I’ve delayed writing this post for two days because, first, I wanted to accumulate as much information as possible, and also because I wasn’t quite sure how to describe the experience.
I mean, how many times are you part of a terrorist bombing story?
As discussed in my previous post, Thursday night for me was just another night playing pool in the bintabaht bar district. I was at the Papayita Bar when the woman I was playing said a bomb had gone off in the district. None of us heard anything.
Later, I would learn that two bombs went off, 20 minutes apart, a classic terrosist lure-em-in-and-then-blow-the-crowd-away strategy. A poor, innocent woman who was doing nothing more than selling food from a cart along the alleyways was killed.
I left the bar, heading for Diamond Bar, but it was cordoned off. I am probably lucky I was not arrested for not heeding the orders of police. The bomb blasts occurred very near Diamond Bar.
So I headed in the opposite direction, walking all the way back to my street, but stopping off for some pool first. I still did not know the severity of the night’s proceedings. There were a few Thai guys who wanted to test themselves and we were having a good time until the lights went out and the girls started scurrying around in a panic.
“We have to close. Police coming.”
Time to go home, where I saw the first reports of the bombing. Journalist Ken then kicked in, sending out a short alert through double vision before going to bed.

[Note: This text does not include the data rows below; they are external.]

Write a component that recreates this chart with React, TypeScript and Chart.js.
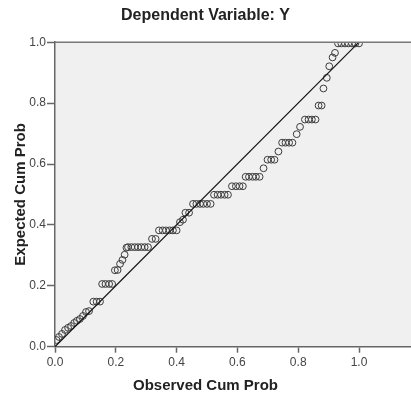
import React, { useEffect, useRef } from 'react';
import { Chart, registerables } from 'chart.js';

Chart.register(...registerables);

const chartTitle = 'Dependent Variable: Y';
const xAxisTitle = 'Observed Cum Prob';
const yAxisTitle = 'Expected Cum Prob';

const xTickValues = [0, 0.2, 0.4, 0.6, 0.8, 1.0];
const xTickLabels = ['0.0', '0.2', '0.4', '0.6', '0.8', '1.0'];
const yTickValues = [0, 0.2, 0.4, 0.6, 0.8, 1.0];
const yTickLabels = ['0.0', '0.2', '0.4', '0.6', '0.8', '1.0'];

const xMin = 0;
const xMax = 1.171;
const yMin = 0;
const yMax = 1;

const observedCumProb = [
  0.005, 0.013, 0.023, 0.033, 0.043, 0.053, 0.063, 0.072, 0.082, 0.092, 0.102, 0.112,
  0.126, 0.137, 0.148,
  0.155, 0.166, 0.178, 0.188,
  0.197, 0.206, 0.214, 0.222, 0.229, 0.235,
  0.240, 0.251, 0.262, 0.273, 0.284, 0.295, 0.306,
  0.319, 0.331,
  0.342, 0.354, 0.365, 0.377, 0.388, 0.400,
  0.411, 0.421,
  0.429, 0.441,
  0.454, 0.465, 0.477, 0.488, 0.500, 0.512,
  0.523, 0.535, 0.546, 0.558, 0.569,
  0.582, 0.595, 0.607, 0.618,
  0.627, 0.638, 0.650, 0.661, 0.673,
  0.686,
  0.699, 0.711, 0.722,
  0.735,
  0.747, 0.758, 0.770, 0.781,
  0.795,
  0.806,
  0.822, 0.834, 0.845, 0.857,
  0.867, 0.877,
  0.883, 0.894, 0.902, 0.913, 0.921,
  0.931, 0.942, 0.954, 0.965, 0.977, 0.988, 1.000,
];

const expectedCumProb = [
  0.022, 0.032, 0.042, 0.055, 0.062, 0.068, 0.078, 0.085, 0.091, 0.101, 0.114, 0.117,
  0.148, 0.148, 0.148,
  0.206, 0.206, 0.206, 0.206,
  0.251, 0.252, 0.272, 0.285, 0.302, 0.325,
  0.327, 0.327, 0.327, 0.327, 0.327, 0.327, 0.327,
  0.354, 0.354,
  0.382, 0.382, 0.382, 0.382, 0.382, 0.382,
  0.409, 0.417,
  0.440, 0.440,
  0.469, 0.469, 0.469, 0.469, 0.469, 0.469,
  0.499, 0.499, 0.499, 0.499, 0.499,
  0.527, 0.527, 0.527, 0.527,
  0.558, 0.558, 0.558, 0.558, 0.558,
  0.586,
  0.614, 0.614, 0.614,
  0.641,
  0.670, 0.670, 0.670, 0.670,
  0.698,
  0.722,
  0.746, 0.746, 0.746, 0.746,
  0.792, 0.792,
  0.848, 0.883, 0.921, 0.950, 0.965,
  0.996, 0.996, 0.996, 0.996, 0.996, 0.996, 0.996,
];

const referenceLineX = [0, 1];
const referenceLineY = [0, 1];

const FONT = "'Liberation Sans', Arial, Helvetica, sans-serif";

const plotBackground = {
  id: 'plotBackground',
  beforeDraw(chart: any) {
    const { ctx, chartArea: a } = chart;
    ctx.save();
    ctx.fillStyle = '#f0f0f0';
    ctx.fillRect(a.left, a.top, a.right - a.left, a.bottom - a.top);
    ctx.restore();
  },
  afterDraw(chart: any) {
    const { ctx, chartArea: a } = chart;
    ctx.save();
    ctx.strokeStyle = '#777';
    ctx.lineWidth = 1.5;
    ctx.beginPath();
    ctx.moveTo(a.left, a.top);
    ctx.lineTo(a.right, a.top);
    ctx.stroke();
    ctx.restore();
  },
};

function labelFor(values: number[], labels: string[], v: number) {
  const i = values.findIndex((t) => Math.abs(t - v) < 1e-9);
  return i >= 0 ? labels[i] : '';
}

export default function App() {
  const canvasRef = useRef<HTMLCanvasElement | null>(null);

  useEffect(() => {
    document.body.style.margin = '0';
    const canvas = canvasRef.current;
    if (!canvas) return;

    const points = observedCumProb.map((x, i) => ({ x, y: expectedCumProb[i] }));
    const refLine = referenceLineX.map((x, i) => ({ x, y: referenceLineY[i] }));

    const chart = new Chart(canvas, {
      type: 'scatter',
      data: {
        datasets: [
          {
            type: 'line',
            data: refLine,
            borderColor: '#111',
            borderWidth: 1.2,
            pointRadius: 0,
            fill: false,
          } as any,
          {
            type: 'scatter',
            data: points,
            pointRadius: 3.4,
            pointHoverRadius: 3.4,
            borderWidth: 1,
            borderColor: '#3c3c3c',
            backgroundColor: 'rgba(0,0,0,0)',
          } as any,
        ],
      },
      options: {
        responsive: false,
        animation: false,
        layout: { padding: 0, autoPadding: false },
        plugins: {
          legend: { display: false },
          tooltip: { enabled: false },
          title: {
            display: true,
            text: chartTitle,
            color: '#222',
            font: { family: FONT, size: 16, weight: 'bold', lineHeight: 1.2 },
            padding: { top: 6, bottom: 17 },
          },
          subtitle: {
            display: true,
            text: xAxisTitle,
            position: 'bottom',
            color: '#222',
            font: { family: FONT, size: 15, weight: 'bold', lineHeight: 1.0 },
            padding: { top: 0, bottom: 0 },
          },
        },
        scales: {
          x: {
            type: 'linear',
            min: xMin,
            max: xMax,
            afterBuildTicks: (s: any) => {
              s.ticks = xTickValues.map((value) => ({ value }));
            },
            afterFit: (s: any) => {
              s.height = 31.3;
            },
            ticks: {
              autoSkip: false,
              maxRotation: 0,
              padding: 3,
              color: '#444',
              font: { family: FONT, size: 12 },
              callback: (v: any) => labelFor(xTickValues, xTickLabels, Number(v)),
            },
            grid: {
              drawOnChartArea: false,
              drawTicks: true,
              tickLength: 6,
              tickColor: '#666',
              tickWidth: 1.5,
            },
            border: { display: true, color: '#666', width: 1.5 },
          },
          y: {
            type: 'linear',
            min: yMin,
            max: yMax,
            afterBuildTicks: (s: any) => {
              s.ticks = yTickValues.map((value) => ({ value }));
            },
            afterFit: (s: any) => {
              s.width = 55;
            },
            title: {
              display: true,
              text: yAxisTitle,
              color: '#222',
              font: { family: FONT, size: 15, weight: 'bold', lineHeight: 1.2 },
              padding: { top: 12, bottom: 0 },
            },
            ticks: {
              autoSkip: false,
              padding: 1,
              color: '#444',
              font: { family: FONT, size: 12 },
              callback: (v: any) => labelFor(yTickValues, yTickLabels, Number(v)),
            },
            grid: {
              drawOnChartArea: false,
              drawTicks: true,
              tickLength: 8,
              tickColor: '#666',
              tickWidth: 1.5,
            },
            border: { display: true, color: '#666', width: 1.5 },
          },
        },
      } as any,
      plugins: [plotBackground],
    });

    return () => {
      chart.destroy();
    };
  }, []);

  return (
    <div style={{ width: 411, height: 393 }}>
      <canvas ref={canvasRef} width={411} height={393} style={{ display: 'block' }} />
    </div>
  );
}
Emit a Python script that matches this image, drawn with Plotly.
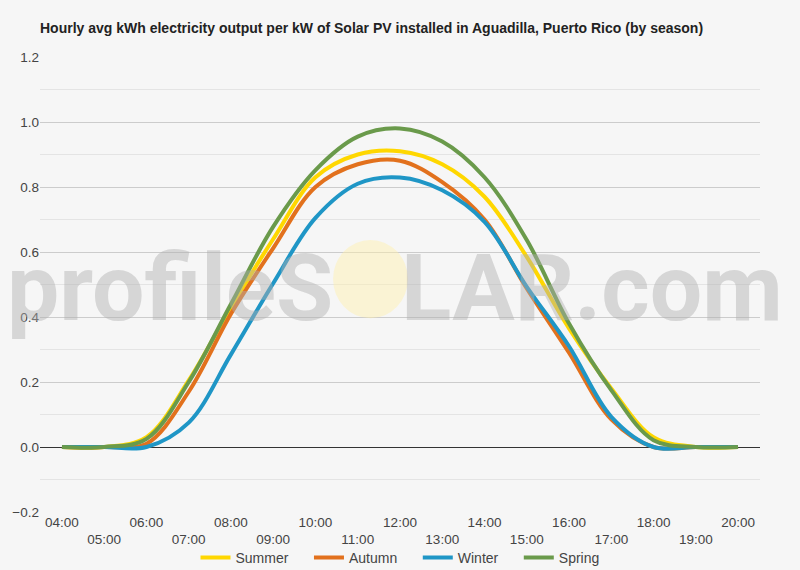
import plotly.graph_objects as go

# hourly averages, kWh per kW installed
hours = ['04:00', '05:00', '06:00', '07:00', '08:00', '09:00', '10:00', '11:00', '12:00',
         '13:00', '14:00', '15:00', '16:00', '17:00', '18:00', '19:00', '20:00']

summer = [0, 0, 0.03, 0.205, 0.43, 0.64, 0.83, 0.90, 0.91, 0.87, 0.77, 0.585, 0.365, 0.18, 0.03, 0, 0]
autumn = [0, 0, 0.01, 0.17, 0.41, 0.612, 0.80, 0.87, 0.881, 0.815, 0.70, 0.488, 0.29, 0.085, 0.0, 0, 0]
winter = [0, 0, 0.0, 0.075, 0.285, 0.504, 0.705, 0.81, 0.829, 0.79, 0.693, 0.493, 0.31, 0.093, 0.0, 0, 0]
spring = [0, 0, 0.025, 0.20, 0.44, 0.678, 0.852, 0.955, 0.98, 0.94, 0.83, 0.637, 0.38, 0.175, 0.021, 0, 0]

series = [('Summer', summer, '#FFD700'),
          ('Autumn', autumn, '#E2711D'),
          ('Winter', winter, '#1F96C6'),
          ('Spring', spring, '#6A9A4B')]

pad = '\u00a0' * 4  # wider gap between legend entries

fig = go.Figure()
for i, (name, vals, col) in enumerate(series):
    label = name + pad if i < len(series) - 1 else name
    fig.add_trace(go.Scatter(x=hours, y=vals, name=label, mode='lines',
                             line=dict(color=col, width=4, shape='spline', smoothing=1.0)))

# stagger the hour labels on two rows
ticktext = [h if i % 2 == 0 else '<br>' + h for i, h in enumerate(hours)]

fig.update_layout(
    width=800, height=570,
    margin=dict(l=40, r=40, t=57, b=58, autoexpand=False),
    paper_bgcolor='#f6f6f6', plot_bgcolor='#f6f6f6',
    font=dict(family='Arial, Liberation Sans, sans-serif', size=13.5, color='#444444'),
    title=dict(text='<b>Hourly avg kWh electricity output per kW of Solar PV installed in Aguadilla, Puerto Rico (by season)</b>',
               x=0, xref='paper', xanchor='left', y=0.951, yanchor='middle',
               font=dict(size=14, color='#222222')),
    showlegend=True,
    legend=dict(orientation='h', x=0.5, xanchor='center', y=-0.101, yanchor='middle',
                font=dict(size=14, color='#444444'), bgcolor='rgba(0,0,0,0)', itemwidth=30),
    xaxis=dict(type='category', range=[-0.52, 16.52], tickvals=hours, ticktext=ticktext,
               showgrid=False, zeroline=False, ticks='', automargin=False,
               tickfont=dict(size=13.5, color='#444444')),
    yaxis=dict(range=[-0.2, 1.2], tickvals=[-0.2, 0, 0.2, 0.4, 0.6, 0.8, 1.0, 1.2],
               tickformat='.1f', showgrid=True, gridcolor='#cccccc', gridwidth=1,
               minor=dict(dtick=0.1, showgrid=True, gridcolor='#e4e4e4'),
               zeroline=True, zerolinecolor='#333333', zerolinewidth=1,
               ticks='', automargin=False, tickfont=dict(size=13.5, color='#444444')),
    hovermode='x',
)

# watermark
wm_font = dict(family='Roboto, Arial, sans-serif', size=93, weight='bold', color='rgba(175,175,175,0.45)')
fig.add_annotation(text='profileS', xref='paper', yref='paper', x=-0.0486, y=0.492,
                   xanchor='left', yanchor='middle', showarrow=False, font=wm_font)
fig.add_annotation(text='LAR.com', xref='paper', yref='paper', x=1.035, y=0.492,
                   xanchor='right', yanchor='middle', showarrow=False, font=wm_font)
fig.add_shape(type='circle', xref='paper', yref='paper', x0=0.407, x1=0.511, y0=0.426, y1=0.598,
              fillcolor='rgba(255,240,170,0.45)', line=dict(width=0), layer='above')

fig.write_html('out.html', config={'displayModeBar': False},
               post_script="document.body.style.margin='0px';")
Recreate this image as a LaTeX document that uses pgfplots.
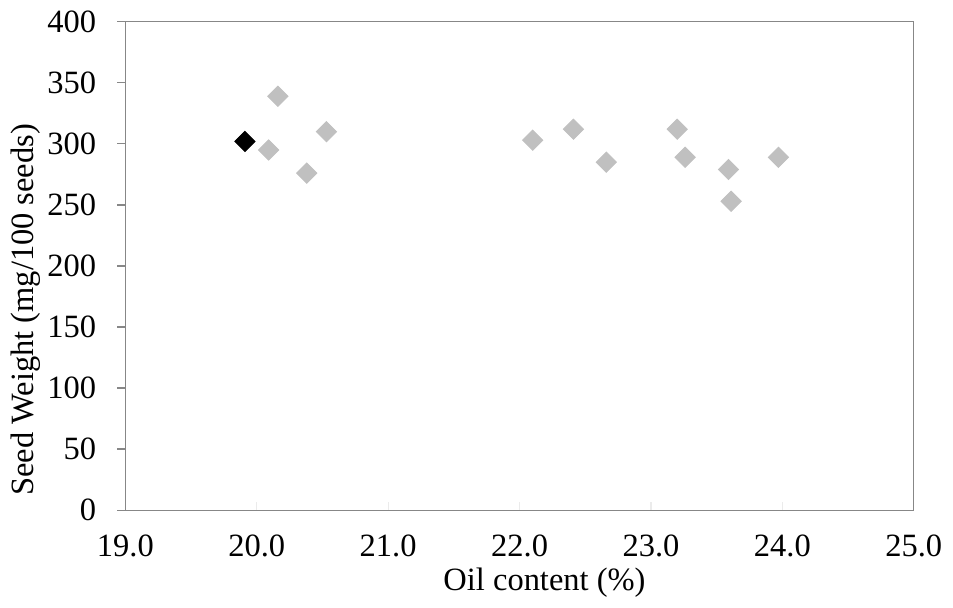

The next morning, I couldn’t sleep. This was a big deal, I thought. I can’t wait until this afternoon, as always, to send out my news post. This needs to get out now. So I got up a little early, assembled all the information I could find, and published before noon.
Funny thing is that even before I posted anything, my site (www.huahinexpatnews.com) was registering record page views. Web search had found the site as people searched for the bombing. By the end of the day, the site would see 10 times its normal traffic. Second-day traffic is down to four times normal.
By Day 2, this story was hitting newspapers and TV stations all over the world, including Associated Press coverage, BBC, CNN, and media in most European and Asian countries. It is big news.
As I continue to monitor ongoing news about the event, I’m also reading Facebook Hua Hin forum comments. There are dozens of such forums but for my purposes I mingle with 8-9. The comments can be illuminating, as well as infuriating.
The Thais are genuinely embarrassed by what has happened. Many are really scared. One friend told me she wouldn’t go out because “there are bombs everywhere.”
A similar sentiment is echoed by some Europeans in Hua Hin, who recommend cowering in your homes until the evil people are caught.
But the majority of Thais and expats in Hua Hin have a far stronger fighting spirit than the fearful. Streets starting filling again, and shops started opening again late Friday, only hours after the second bombing. Saturday looked like everything was mostly back to normal, with a few shops still closed.
The Bintabaht bar district will be open Saturday night, just two nights after the bombing. Life goes on.